## Begin

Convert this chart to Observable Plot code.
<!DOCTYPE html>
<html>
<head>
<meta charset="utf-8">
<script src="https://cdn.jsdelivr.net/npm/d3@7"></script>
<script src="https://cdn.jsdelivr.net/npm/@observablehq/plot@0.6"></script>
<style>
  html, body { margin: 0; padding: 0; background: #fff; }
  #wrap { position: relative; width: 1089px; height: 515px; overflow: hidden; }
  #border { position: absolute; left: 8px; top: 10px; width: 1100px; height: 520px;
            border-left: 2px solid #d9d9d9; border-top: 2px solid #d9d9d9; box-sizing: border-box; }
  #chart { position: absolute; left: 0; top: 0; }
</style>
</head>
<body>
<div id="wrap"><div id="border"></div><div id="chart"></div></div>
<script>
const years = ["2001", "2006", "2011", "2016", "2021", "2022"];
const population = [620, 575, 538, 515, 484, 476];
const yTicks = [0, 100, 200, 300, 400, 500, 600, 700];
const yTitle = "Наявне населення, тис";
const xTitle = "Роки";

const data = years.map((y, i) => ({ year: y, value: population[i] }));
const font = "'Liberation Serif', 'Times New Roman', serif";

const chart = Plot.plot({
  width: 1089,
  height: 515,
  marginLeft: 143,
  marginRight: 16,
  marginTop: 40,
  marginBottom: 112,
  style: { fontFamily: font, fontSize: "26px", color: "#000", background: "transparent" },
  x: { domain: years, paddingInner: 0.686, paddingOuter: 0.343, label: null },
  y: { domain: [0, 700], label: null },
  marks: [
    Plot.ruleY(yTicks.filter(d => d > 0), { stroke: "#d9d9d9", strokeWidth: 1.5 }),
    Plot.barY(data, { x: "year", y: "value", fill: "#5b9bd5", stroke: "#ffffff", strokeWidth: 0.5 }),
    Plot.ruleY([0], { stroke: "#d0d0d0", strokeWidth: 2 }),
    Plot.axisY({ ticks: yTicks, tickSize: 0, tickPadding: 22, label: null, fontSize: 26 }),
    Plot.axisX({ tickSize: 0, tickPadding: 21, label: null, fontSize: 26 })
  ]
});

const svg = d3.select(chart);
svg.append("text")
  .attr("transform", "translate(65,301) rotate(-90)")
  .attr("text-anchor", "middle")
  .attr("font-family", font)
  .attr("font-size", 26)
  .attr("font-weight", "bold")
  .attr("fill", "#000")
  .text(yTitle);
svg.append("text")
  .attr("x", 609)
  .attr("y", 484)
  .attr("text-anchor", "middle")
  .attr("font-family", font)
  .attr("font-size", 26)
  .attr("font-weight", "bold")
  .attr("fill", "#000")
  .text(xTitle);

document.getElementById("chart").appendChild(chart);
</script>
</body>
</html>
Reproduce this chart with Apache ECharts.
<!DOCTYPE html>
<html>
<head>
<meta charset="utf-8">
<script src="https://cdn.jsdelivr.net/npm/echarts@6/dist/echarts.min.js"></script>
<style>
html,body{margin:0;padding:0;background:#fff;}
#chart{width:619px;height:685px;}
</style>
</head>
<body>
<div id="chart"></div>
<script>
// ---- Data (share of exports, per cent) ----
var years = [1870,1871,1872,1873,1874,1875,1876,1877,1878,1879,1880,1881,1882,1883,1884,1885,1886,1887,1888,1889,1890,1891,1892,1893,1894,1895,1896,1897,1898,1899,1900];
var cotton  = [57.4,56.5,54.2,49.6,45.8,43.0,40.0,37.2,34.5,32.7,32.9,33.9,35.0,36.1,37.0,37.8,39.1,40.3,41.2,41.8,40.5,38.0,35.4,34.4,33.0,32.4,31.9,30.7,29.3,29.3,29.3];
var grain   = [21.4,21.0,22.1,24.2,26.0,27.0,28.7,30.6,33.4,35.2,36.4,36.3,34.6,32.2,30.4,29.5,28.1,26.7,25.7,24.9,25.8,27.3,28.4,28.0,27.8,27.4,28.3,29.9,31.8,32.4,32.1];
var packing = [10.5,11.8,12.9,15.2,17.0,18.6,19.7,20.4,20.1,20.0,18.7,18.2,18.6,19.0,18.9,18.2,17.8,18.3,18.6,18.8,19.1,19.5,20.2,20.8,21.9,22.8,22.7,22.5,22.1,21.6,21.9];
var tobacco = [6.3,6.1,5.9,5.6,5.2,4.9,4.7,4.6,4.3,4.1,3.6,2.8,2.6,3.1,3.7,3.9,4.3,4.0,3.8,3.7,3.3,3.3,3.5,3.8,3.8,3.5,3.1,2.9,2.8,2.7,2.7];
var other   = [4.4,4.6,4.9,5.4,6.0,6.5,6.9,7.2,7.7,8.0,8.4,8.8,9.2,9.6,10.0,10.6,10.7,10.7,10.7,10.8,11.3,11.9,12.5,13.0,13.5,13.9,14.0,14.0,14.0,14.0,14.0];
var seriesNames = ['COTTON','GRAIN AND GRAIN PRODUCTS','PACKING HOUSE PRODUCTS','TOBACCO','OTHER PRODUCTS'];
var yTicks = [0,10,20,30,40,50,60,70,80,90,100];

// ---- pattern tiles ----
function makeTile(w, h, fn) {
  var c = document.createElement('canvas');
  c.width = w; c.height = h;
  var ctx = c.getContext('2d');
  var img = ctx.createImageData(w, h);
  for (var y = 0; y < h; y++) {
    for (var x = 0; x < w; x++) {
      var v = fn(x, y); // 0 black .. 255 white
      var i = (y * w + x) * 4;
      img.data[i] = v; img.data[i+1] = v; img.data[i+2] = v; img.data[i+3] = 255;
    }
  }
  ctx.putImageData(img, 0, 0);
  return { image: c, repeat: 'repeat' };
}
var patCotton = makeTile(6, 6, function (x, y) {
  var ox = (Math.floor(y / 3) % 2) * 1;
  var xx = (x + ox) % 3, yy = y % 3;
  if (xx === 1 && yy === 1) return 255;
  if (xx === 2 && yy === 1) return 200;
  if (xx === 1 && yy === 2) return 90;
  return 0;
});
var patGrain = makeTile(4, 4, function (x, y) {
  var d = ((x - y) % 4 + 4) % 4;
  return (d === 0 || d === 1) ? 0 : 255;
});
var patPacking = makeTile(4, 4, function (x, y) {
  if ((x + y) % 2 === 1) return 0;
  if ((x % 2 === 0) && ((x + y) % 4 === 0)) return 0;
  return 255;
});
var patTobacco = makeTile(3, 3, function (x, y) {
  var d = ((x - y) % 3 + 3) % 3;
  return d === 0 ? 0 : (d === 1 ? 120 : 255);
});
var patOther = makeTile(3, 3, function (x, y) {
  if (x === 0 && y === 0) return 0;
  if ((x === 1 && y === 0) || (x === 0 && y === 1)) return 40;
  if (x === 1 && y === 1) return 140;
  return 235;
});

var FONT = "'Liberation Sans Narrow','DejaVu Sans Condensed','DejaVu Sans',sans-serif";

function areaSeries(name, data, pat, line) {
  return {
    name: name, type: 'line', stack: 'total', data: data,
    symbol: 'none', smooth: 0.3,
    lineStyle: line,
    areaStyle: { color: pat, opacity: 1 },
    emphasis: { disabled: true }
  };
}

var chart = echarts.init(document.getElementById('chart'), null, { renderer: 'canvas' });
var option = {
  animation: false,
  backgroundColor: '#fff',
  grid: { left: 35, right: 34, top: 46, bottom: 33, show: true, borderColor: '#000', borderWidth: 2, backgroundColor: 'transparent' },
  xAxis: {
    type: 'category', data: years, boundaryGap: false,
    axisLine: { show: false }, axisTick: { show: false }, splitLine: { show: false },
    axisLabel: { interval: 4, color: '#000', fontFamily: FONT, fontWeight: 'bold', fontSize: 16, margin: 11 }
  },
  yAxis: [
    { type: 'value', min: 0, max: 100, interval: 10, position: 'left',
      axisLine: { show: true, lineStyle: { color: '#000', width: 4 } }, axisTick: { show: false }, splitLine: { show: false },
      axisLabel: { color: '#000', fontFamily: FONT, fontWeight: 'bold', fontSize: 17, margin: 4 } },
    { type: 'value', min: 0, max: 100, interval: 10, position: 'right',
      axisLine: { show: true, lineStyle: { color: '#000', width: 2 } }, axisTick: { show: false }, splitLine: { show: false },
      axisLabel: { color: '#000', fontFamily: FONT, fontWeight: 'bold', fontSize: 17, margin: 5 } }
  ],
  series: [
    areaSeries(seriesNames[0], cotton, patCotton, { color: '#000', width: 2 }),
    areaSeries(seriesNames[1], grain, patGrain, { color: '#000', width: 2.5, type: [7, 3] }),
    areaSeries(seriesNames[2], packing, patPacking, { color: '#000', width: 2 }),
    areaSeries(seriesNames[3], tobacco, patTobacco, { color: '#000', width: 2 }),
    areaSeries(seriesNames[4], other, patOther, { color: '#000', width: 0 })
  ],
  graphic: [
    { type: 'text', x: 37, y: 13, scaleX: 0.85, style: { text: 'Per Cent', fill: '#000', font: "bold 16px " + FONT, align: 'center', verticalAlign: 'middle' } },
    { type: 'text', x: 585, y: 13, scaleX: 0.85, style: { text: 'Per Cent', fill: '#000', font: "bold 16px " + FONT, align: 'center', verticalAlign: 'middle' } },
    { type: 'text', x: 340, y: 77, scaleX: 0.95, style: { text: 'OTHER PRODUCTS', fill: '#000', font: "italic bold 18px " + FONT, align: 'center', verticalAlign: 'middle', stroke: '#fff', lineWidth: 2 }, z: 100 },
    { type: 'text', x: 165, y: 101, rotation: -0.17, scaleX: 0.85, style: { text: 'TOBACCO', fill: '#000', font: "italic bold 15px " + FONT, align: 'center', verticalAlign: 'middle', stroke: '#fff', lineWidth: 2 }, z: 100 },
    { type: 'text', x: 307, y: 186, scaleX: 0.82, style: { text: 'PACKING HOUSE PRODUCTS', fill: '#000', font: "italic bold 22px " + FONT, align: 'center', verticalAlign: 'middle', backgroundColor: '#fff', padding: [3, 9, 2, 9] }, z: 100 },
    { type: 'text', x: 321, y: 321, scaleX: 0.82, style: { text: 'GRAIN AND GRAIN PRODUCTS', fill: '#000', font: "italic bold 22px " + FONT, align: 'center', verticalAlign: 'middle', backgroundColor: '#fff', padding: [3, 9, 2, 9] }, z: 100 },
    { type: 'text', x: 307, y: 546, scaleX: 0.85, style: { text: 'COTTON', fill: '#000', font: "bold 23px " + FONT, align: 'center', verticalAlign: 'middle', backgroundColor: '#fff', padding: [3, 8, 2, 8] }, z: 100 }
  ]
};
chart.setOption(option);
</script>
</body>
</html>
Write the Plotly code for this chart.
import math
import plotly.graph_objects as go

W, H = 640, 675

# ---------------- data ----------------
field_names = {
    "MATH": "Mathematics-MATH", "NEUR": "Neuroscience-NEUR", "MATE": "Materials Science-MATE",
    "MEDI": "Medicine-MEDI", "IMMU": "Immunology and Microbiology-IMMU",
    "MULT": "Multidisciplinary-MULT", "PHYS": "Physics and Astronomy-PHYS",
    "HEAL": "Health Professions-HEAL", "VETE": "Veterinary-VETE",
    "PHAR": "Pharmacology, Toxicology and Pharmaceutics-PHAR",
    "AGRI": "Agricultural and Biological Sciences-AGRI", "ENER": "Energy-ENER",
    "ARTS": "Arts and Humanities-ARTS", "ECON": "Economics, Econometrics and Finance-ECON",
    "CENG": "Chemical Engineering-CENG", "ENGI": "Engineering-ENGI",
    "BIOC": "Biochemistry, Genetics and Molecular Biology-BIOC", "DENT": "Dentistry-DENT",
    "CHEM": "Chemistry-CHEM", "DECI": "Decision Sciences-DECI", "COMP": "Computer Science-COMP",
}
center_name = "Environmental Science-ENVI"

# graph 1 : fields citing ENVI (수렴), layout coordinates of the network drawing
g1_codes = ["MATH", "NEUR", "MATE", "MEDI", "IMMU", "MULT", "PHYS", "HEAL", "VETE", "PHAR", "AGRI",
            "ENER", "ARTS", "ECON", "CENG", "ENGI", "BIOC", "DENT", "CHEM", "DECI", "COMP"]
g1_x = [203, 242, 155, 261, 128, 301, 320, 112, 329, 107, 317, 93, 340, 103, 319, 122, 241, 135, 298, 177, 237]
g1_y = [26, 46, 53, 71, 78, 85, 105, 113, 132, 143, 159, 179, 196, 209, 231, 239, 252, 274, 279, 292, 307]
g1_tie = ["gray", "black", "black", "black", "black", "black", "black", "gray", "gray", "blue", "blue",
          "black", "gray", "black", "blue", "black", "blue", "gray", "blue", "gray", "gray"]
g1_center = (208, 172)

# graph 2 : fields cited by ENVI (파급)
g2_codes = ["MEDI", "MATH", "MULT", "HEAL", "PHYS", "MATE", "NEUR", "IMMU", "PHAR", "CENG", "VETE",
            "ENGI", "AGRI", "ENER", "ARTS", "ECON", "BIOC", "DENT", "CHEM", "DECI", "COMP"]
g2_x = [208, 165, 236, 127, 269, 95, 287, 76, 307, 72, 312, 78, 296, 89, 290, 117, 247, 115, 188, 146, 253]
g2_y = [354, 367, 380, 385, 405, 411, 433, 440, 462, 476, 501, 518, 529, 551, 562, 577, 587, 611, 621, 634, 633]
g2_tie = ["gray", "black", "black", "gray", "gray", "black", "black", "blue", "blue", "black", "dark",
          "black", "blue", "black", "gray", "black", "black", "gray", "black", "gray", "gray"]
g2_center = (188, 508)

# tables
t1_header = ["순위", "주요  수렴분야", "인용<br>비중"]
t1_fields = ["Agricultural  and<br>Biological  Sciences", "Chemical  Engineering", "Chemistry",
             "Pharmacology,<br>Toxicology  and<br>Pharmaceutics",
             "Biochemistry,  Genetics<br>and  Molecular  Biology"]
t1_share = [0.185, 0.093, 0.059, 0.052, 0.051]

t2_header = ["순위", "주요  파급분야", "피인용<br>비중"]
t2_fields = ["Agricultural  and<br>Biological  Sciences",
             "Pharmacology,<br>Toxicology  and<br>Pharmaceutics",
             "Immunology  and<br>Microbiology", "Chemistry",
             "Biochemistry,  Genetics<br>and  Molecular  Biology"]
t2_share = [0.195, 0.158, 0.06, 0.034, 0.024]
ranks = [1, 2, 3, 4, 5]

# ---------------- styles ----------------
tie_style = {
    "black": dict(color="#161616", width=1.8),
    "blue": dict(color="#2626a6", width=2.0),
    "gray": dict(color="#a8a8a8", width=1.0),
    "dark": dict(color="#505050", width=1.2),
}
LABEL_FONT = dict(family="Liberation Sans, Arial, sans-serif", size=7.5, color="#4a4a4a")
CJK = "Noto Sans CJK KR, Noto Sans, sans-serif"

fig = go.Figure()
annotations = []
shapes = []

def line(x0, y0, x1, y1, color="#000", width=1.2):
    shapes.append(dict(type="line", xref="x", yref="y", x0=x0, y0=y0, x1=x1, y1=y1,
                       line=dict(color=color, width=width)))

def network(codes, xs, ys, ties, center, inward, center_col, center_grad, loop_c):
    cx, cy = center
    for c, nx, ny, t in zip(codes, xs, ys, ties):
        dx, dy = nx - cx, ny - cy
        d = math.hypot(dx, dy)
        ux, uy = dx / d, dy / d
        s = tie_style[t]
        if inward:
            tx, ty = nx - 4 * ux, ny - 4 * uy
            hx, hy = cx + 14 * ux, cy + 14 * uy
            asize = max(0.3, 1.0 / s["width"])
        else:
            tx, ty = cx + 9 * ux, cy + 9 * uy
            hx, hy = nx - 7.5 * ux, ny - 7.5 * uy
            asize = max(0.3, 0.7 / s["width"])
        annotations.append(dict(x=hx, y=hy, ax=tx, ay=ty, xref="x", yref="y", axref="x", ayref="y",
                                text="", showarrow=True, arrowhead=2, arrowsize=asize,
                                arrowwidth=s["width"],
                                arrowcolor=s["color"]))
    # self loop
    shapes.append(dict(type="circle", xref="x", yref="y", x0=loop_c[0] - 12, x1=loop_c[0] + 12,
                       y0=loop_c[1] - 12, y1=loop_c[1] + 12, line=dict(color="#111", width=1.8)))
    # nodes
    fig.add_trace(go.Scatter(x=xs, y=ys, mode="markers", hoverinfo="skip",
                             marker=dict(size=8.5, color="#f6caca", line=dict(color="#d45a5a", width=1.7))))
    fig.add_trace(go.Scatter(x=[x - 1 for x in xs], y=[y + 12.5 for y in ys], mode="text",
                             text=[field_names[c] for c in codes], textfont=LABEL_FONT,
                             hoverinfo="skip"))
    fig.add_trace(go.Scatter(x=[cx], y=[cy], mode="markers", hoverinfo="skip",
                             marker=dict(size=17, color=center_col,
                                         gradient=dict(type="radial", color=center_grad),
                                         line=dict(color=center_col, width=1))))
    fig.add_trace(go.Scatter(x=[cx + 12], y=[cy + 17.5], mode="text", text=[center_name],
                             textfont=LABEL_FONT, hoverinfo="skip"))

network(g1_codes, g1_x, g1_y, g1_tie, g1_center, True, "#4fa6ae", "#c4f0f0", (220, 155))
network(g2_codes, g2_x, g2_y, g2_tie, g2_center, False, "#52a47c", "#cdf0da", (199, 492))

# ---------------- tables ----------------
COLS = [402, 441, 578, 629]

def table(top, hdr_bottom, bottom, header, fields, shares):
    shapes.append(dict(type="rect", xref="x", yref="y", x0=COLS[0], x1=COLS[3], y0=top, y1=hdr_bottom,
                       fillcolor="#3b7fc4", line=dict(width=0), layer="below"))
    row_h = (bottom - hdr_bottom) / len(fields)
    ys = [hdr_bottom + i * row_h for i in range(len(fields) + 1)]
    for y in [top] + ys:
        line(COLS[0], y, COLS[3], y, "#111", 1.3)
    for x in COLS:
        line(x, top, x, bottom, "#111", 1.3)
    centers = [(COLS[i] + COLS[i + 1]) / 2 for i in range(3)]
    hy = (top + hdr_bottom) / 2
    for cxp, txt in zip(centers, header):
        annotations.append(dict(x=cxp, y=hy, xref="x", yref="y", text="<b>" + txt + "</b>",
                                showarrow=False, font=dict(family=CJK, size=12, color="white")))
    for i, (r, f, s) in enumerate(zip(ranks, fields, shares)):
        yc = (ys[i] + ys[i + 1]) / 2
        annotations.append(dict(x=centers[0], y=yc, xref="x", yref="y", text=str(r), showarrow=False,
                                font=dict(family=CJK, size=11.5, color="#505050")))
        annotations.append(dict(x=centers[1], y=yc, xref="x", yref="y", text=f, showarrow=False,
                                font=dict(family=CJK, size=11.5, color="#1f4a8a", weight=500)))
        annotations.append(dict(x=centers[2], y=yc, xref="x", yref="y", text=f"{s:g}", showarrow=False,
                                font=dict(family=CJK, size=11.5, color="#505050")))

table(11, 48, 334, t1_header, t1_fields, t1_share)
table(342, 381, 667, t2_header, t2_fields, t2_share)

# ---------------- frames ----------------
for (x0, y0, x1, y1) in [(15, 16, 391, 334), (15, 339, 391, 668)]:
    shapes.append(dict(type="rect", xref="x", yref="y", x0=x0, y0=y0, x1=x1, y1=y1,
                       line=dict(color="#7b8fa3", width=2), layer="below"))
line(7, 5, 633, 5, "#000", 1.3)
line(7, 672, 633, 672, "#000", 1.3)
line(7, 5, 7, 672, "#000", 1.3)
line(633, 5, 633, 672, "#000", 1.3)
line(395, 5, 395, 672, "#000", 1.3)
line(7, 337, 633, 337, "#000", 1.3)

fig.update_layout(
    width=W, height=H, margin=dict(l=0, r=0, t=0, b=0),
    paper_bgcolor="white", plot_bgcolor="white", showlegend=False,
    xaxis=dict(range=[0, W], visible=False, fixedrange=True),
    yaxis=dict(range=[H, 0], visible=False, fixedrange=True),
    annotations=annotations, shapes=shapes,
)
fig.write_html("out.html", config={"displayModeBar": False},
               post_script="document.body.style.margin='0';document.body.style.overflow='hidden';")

## End

(WHAT THE TASK REQUIRES): Write out, exactly and with nothing else, the lines of the listing above from its first line through the line with "Serif', 'Times New".

(ANSWER FOR THIS EXERCISE):
Convert this chart to Observable Plot code.
<!DOCTYPE html>
<html>
<head>
<meta charset="utf-8">
<script src="https://cdn.jsdelivr.net/npm/d3@7"></script>
<script src="https://cdn.jsdelivr.net/npm/@observablehq/plot@0.6"></script>
<style>
  html, body { margin: 0; padding: 0; background: #fff; }
  #wrap { position: relative; width: 1089px; height: 515px; overflow: hidden; }
  #border { position: absolute; left: 8px; top: 10px; width: 1100px; height: 520px;
            border-left: 2px solid #d9d9d9; border-top: 2px solid #d9d9d9; box-sizing: border-box; }
  #chart { position: absolute; left: 0; top: 0; }
</style>
</head>
<body>
<div id="wrap"><div id="border"></div><div id="chart"></div></div>
<script>
const years = ["2001", "2006", "2011", "2016", "2021", "2022"];
const population = [620, 575, 538, 515, 484, 476];
const yTicks = [0, 100, 200, 300, 400, 500, 600, 700];
const yTitle = "Наявне населення, тис";
const xTitle = "Роки";

const data = years.map((y, i) => ({ year: y, value: population[i] }));
const font = "'Liberation Serif', 'Times New Roman', serif";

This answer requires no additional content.